Everyday heroes who keep our basic services up and running. Medical heroes who are trying to keep us alive. Heroes taking to the streets in protest of racial injustice. Performance heroes who have found ways to entertain us while not getting any sort of remuneration. Unknown heroes who died of COVID-19 and other diseases without loved ones being able to properly celebrate their lives.
It's been a particularly tough year for heroes of the civil rights movement: the Rev. Joseph Lowery, Connie Curry, C.T. Vivian, and now my congressman, John Lewis.
In 1986, when John Lewis ran for Congress for the first time, I was working as a producer for the Atlanta Journal-Constitution's short-lived Video Edition. Everyone thought the race was a foregone conclusion because Julian Bond came within a couple of points of winning the primary outright. But a run-off had to be held between Bond and John Lewis, though most thought Bond would be the winner.
I mean, I was all set to vote for Julian Bond. He was smart, well-spoken, good looking, and another civil rights icon. In 1966, when the Georgia General Assembly refused to seat him as a duly elected member because of his anti-Vietnam War activities, the case went all the way to the Supreme Court. Bond won a 9-0 decision from the court. What's not to vote for, eh?
Lewis hadn't fought in the Supreme Court. He'd fought in the streets. On the Edmund Pettus Bridge in Selma. He'd spent 40 days in prison because of his activities as a Freedom Rider. He had the scars. He, too, was smart and a powerful speaker, but he just didn't have Bond's style and finesse.
In the great scheme of political talk shows during election years, I had to set up interviews with both Lewis and Bond for the political editors of the AJC. I started with Bond's campaign office. I was handed off to at least three different staffers who promised to get back to me. Frustrating. I felt I had to get Bond on the schedule first (because he was going to win, right?), and after a few days and who-know-how-many phone calls and call-backs, I got him on the interview schedule.
Now to get John Lewis. Dreading what I assumed would be the same days-long cat-and-mouse back-and-forth phone tag game, I dialed (yes, we dialed back in 1986) Lewis' office.

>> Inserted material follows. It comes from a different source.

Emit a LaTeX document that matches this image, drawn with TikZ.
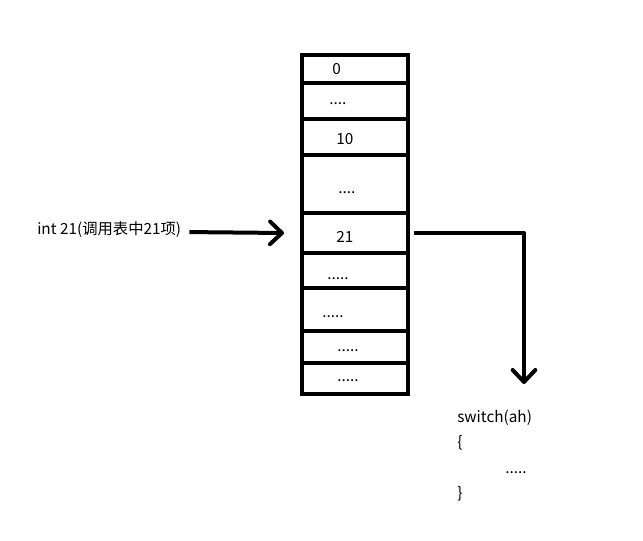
\documentclass[tikz,border=0pt]{standalone}
\usepackage{fontspec}
\setmainfont{Noto Sans CJK SC}
\usetikzlibrary{arrows.meta}
\begin{document}
\begin{tikzpicture}[x=0.75pt,y=-0.75pt,
  cell/.style={draw, line width=3pt, minimum width=106*0.75pt, inner sep=0pt},
  txt/.style={inner sep=0pt, font=\fontsize{11.5pt}{13pt}\selectfont},
  arr/.style={line width=3pt, -{Straight Barb[length=9pt,width=17pt,line cap=round,line join=round]}}]
\useasboundingbox (0,0) rectangle (643,540);
% table cells
\node[cell, minimum height=28*0.75pt] (c0) at (355,69) {};
\node[cell, minimum height=36*0.75pt] (c1) at (355,101) {};
\node[cell, minimum height=36*0.75pt] (c2) at (355,137) {};
\node[cell, minimum height=58*0.75pt] (c3) at (355,184) {};
\node[cell, minimum height=40*0.75pt] (c4) at (355,233) {};
\node[cell, minimum height=35*0.75pt] (c5) at (355,270.5) {};
\node[cell, minimum height=43*0.75pt] (c6) at (355,309.5) {};
\node[cell, minimum height=32*0.75pt] (c7) at (355,347) {};
\node[cell, minimum height=31*0.75pt] (c8) at (355,378.5) {};
% cell texts
\node[txt, anchor=base west] (t0) at (332,74) {0};
\node[txt, anchor=base west] (t1) at (329,104) {....};
\node[txt, anchor=base west] (t2) at (336,144) {10};
\node[txt, anchor=base west] (t3) at (338,193) {....};
\node[txt, anchor=base west] (t4) at (336,242) {21};
\node[txt, anchor=base west] (t5) at (327,279) {.....};
\node[txt, anchor=base west] (t6) at (322,317) {.....};
\node[txt, anchor=base west] (t7) at (337,351) {.....};
\node[txt, anchor=base west] (t8) at (337,381) {.....};
% left label and arrow
\node[txt, anchor=base west] (lbl) at (37,234) {int 21(调用表中21项)};
\draw[arr] ([xshift=8*0.75pt,yshift=-3*0.75pt]lbl.east) -- ([xshift=-16*0.75pt]c4.west);
% right connector
\coordinate (tip) at (524,384);
\draw[arr, line join=round] ([xshift=4*0.75pt]c4.east) -| (tip);
% switch text
\node[txt, anchor=base west] (s1) at (457,422) {switch(ah)};
\node[txt, anchor=base west] (s2) at (457,447) {\{};
\node[txt, anchor=base west] (s3) at (505,473) {.....};
\node[txt, anchor=base west] (s4) at (457,498) {\}};
\end{tikzpicture}
\end{document}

Guess who answered the phone? John Lewis himself.
It threw me for a loop, and I stammered out my request for an interview. I knew I was talking to a major force in the civil rights movement - and he answered his own phone! Lewis was so gracious and humble throughout our conversation. It was the opposite from my experience with the Bond campaign.

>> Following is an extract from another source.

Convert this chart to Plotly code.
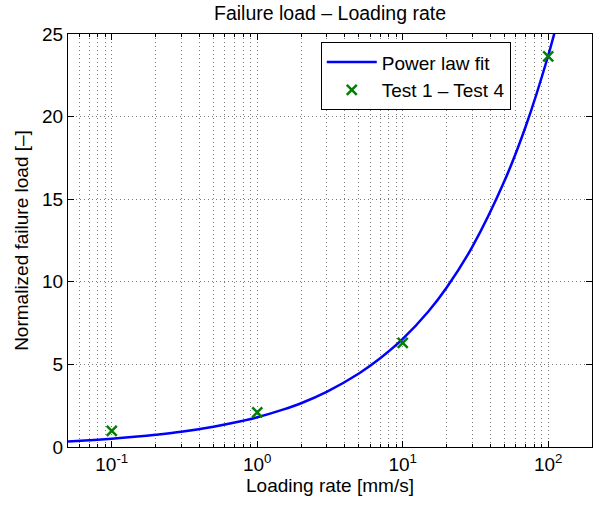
import plotly.graph_objects as go

# Power law fit curve
fit_x = [0.05, 0.07, 0.1, 0.15, 0.2, 0.3, 0.5, 0.7, 1, 1.5, 2, 3, 5, 7, 10, 15, 20, 30, 50, 70, 100, 120]
fit_y = [0.34, 0.41, 0.50, 0.63, 0.74, 0.92, 1.23, 1.48, 1.80, 2.26, 2.65, 3.34, 4.45, 5.37, 6.54, 8.2, 9.64, 12.1, 16.1, 19.4, 23.7, 26.3]

# Test points
test_x = [0.1, 1, 10, 100]
test_y = [0.98, 2.10, 6.31, 23.64]

x_tickvals = [0.1, 1, 10, 100]
x_ticktext = ["10<sup>-1</sup>", "10<sup>0</sup>", "10<sup>1</sup>", "10<sup>2</sup>"]
y_tickvals = [0, 5, 10, 15, 20, 25]

FONT = "Liberation Sans, Arial, Helvetica, sans-serif"
FS = 19

minor_vals = [m * 10 ** e for e in range(-2, 3) for m in range(2, 10)]

fig = go.Figure()
fig.add_trace(go.Scatter(
    x=fit_x, y=fit_y, mode="lines", name="Power law fit",
    line=dict(color="#0000FF", width=2.5, shape="spline"),
))
fig.add_trace(go.Scatter(
    x=test_x, y=test_y, mode="markers", name="Test 1 \u2013 Test 4",
    marker=dict(symbol="x-thin", size=10, line=dict(color="#008000", width=2.5), color="#008000"),
))

grid = dict(gridcolor="#7a7a7a", griddash="1px,3px", gridwidth=1)

fig.update_layout(
    width=600, height=508,
    margin=dict(l=68, r=8, t=34, b=61),
    paper_bgcolor="white", plot_bgcolor="white",
    font=dict(family=FONT, size=FS, color="black"),
    title=dict(text="Failure load \u2013 Loading rate", x=0.5, xref="paper", xanchor="center",
               y=1 - 13 / 508, yref="container", yanchor="middle",
               font=dict(family=FONT, size=19.5, color="black")),
    showlegend=True,
    legend=dict(x=0.845, y=0.98, xanchor="right", yanchor="top",
                bgcolor="white", bordercolor="black", borderwidth=1,
                font=dict(family=FONT, size=FS, color="black"),
                itemwidth=50, tracegroupgap=0),
    xaxis=dict(
        type="log", range=[-1.30103, 2.30103], automargin=False,
        tickmode="array", tickvals=x_tickvals, ticktext=x_ticktext,
        ticks="inside", ticklen=6, tickcolor="black",
        showline=True, linecolor="black", linewidth=1, mirror="allticks",
        showgrid=True, zeroline=False, **grid,
        minor=dict(tickmode="array", tickvals=minor_vals, ticks="inside", ticklen=3,
                   tickcolor="black", showgrid=True, **grid),
        title=dict(text="Loading rate [mm/s]", standoff=4, font=dict(size=FS)),
        tickfont=dict(size=FS),
    ),
    yaxis=dict(
        range=[0, 25], automargin=False,
        tickmode="array", tickvals=y_tickvals,
        ticks="inside", ticklen=6, tickcolor="black",
        showline=True, linecolor="black", linewidth=1, mirror="allticks",
        showgrid=True, zeroline=False, **grid,
        title=dict(text="Normalized failure load [\u2013]", standoff=8, font=dict(size=FS)),
        tickfont=dict(size=FS),
    ),
)

fig.write_html("out.html", config={"displayModeBar": False},
               post_script="document.body.style.margin='0';document.body.style.overflow='hidden';")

And this voter's mind was changed. I've voted for him ever since.
It's a hard year for heroes. Farewell and Godspeed to you all. Especially John Lewis.
3 comments:
I don't think I'd ever heard of him before he died, but reading about what he achieved, and the way he achieved it, was quite an inspiring thing.
Thanks, Pete. Lewis was a man who literally had skin in the game, yet remained true to his ideals throughout all his years in Congress. Proud to have lived in his district.
Your writing is wonderful as always. Thank you for the reflections.